> _Data excerpt_:
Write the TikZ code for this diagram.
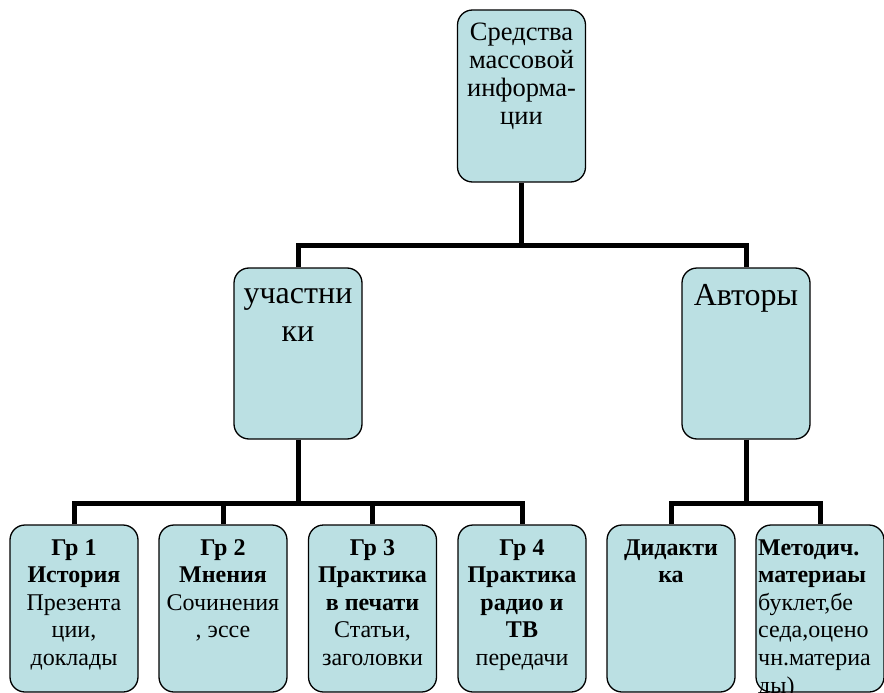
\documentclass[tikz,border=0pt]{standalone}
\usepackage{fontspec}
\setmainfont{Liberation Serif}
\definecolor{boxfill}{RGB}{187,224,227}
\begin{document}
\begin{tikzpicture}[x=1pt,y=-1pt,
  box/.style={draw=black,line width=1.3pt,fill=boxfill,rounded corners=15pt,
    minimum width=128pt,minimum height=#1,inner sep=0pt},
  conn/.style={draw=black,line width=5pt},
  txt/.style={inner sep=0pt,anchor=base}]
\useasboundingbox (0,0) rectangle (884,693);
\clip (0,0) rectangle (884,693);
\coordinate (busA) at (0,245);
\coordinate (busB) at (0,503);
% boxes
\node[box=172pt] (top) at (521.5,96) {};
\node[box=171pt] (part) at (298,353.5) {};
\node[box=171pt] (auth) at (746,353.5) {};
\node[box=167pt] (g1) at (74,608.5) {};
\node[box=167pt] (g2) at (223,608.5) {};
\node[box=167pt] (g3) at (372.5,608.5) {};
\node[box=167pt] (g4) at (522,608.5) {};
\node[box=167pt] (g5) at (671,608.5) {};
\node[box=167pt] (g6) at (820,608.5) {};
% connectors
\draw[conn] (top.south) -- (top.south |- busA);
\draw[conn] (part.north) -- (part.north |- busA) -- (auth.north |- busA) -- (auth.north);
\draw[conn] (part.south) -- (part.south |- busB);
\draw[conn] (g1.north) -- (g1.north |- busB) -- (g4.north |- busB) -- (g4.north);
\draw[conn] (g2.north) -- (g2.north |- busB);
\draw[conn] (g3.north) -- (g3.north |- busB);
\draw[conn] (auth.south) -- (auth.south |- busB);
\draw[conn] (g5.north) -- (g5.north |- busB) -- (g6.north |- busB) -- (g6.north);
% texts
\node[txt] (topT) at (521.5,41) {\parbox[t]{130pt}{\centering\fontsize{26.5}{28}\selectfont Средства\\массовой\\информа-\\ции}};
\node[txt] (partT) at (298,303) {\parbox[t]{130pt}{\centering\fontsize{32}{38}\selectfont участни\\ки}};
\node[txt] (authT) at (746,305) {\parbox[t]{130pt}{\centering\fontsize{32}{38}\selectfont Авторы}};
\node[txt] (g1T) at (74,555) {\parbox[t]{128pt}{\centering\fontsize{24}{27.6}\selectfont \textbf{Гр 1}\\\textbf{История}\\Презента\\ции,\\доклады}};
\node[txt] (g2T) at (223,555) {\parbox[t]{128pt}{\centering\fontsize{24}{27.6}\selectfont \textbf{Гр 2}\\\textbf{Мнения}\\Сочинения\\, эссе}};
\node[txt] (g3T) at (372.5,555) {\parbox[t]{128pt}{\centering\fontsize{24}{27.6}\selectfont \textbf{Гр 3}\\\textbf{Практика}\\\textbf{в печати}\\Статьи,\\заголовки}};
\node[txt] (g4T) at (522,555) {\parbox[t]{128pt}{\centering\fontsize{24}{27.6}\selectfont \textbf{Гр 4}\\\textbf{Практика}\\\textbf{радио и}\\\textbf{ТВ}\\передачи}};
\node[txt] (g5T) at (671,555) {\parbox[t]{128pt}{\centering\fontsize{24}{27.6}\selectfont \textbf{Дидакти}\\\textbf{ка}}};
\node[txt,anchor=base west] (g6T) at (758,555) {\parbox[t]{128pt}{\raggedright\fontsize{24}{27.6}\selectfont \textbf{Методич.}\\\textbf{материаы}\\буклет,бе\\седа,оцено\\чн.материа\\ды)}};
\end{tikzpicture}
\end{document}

> _Task instructions_:
Transcribe the whole listing exactly. Pictures stay out of your copy.

> _Written response_:
Write the TikZ code for this diagram.
\documentclass[tikz,border=0pt]{standalone}
\usepackage{fontspec}
\setmainfont{Liberation Serif}
\definecolor{boxfill}{RGB}{187,224,227}
\begin{document}
\begin{tikzpicture}[x=1pt,y=-1pt,
  box/.style={draw=black,line width=1.3pt,fill=boxfill,rounded corners=15pt,
    minimum width=128pt,minimum height=#1,inner sep=0pt},
  conn/.style={draw=black,line width=5pt},
  txt/.style={inner sep=0pt,anchor=base}]
\useasboundingbox (0,0) rectangle (884,693);
\clip (0,0) rectangle (884,693);
\coordinate (busA) at (0,245);
\coordinate (busB) at (0,503);
% boxes
\node[box=172pt] (top) at (521.5,96) {};
\node[box=171pt] (part) at (298,353.5) {};
\node[box=171pt] (auth) at (746,353.5) {};
\node[box=167pt] (g1) at (74,608.5) {};
\node[box=167pt] (g2) at (223,608.5) {};
\node[box=167pt] (g3) at (372.5,608.5) {};
\node[box=167pt] (g4) at (522,608.5) {};
\node[box=167pt] (g5) at (671,608.5) {};
\node[box=167pt] (g6) at (820,608.5) {};
% connectors
\draw[conn] (top.south) -- (top.south |- busA);
\draw[conn] (part.north) -- (part.north |- busA) -- (auth.north |- busA) -- (auth.north);
\draw[conn] (part.south) -- (part.south |- busB);
\draw[conn] (g1.north) -- (g1.north |- busB) -- (g4.north |- busB) -- (g4.north);
\draw[conn] (g2.north) -- (g2.north |- busB);
\draw[conn] (g3.north) -- (g3.north |- busB);
\draw[conn] (auth.south) -- (auth.south |- busB);
\draw[conn] (g5.north) -- (g5.north |- busB) -- (g6.north |- busB) -- (g6.north);
% texts
\node[txt] (topT) at (521.5,41) {\parbox[t]{130pt}{\centering\fontsize{26.5}{28}\selectfont Средства\\массовой\\информа-\\ции}};
\node[txt] (partT) at (298,303) {\parbox[t]{130pt}{\centering\fontsize{32}{38}\selectfont участни\\ки}};
\node[txt] (authT) at (746,305) {\parbox[t]{130pt}{\centering\fontsize{32}{38}\selectfont Авторы}};
\node[txt] (g1T) at (74,555) {\parbox[t]{128pt}{\centering\fontsize{24}{27.6}\selectfont \textbf{Гр 1}\\\textbf{История}\\Презента\\ции,\\доклады}};
\node[txt] (g2T) at (223,555) {\parbox[t]{128pt}{\centering\fontsize{24}{27.6}\selectfont \textbf{Гр 2}\\\textbf{Мнения}\\Сочинения\\, эссе}};
\node[txt] (g3T) at (372.5,555) {\parbox[t]{128pt}{\centering\fontsize{24}{27.6}\selectfont \textbf{Гр 3}\\\textbf{Практика}\\\textbf{в печати}\\Статьи,\\заголовки}};
\node[txt] (g4T) at (522,555) {\parbox[t]{128pt}{\centering\fontsize{24}{27.6}\selectfont \textbf{Гр 4}\\\textbf{Практика}\\\textbf{радио и}\\\textbf{ТВ}\\передачи}};
\node[txt] (g5T) at (671,555) {\parbox[t]{128pt}{\centering\fontsize{24}{27.6}\selectfont \textbf{Дидакти}\\\textbf{ка}}};
\node[txt,anchor=base west] (g6T) at (758,555) {\parbox[t]{128pt}{\raggedright\fontsize{24}{27.6}\selectfont \textbf{Методич.}\\\textbf{материаы}\\буклет,бе\\седа,оцено\\чн.материа\\ды)}};
\end{tikzpicture}
\end{document}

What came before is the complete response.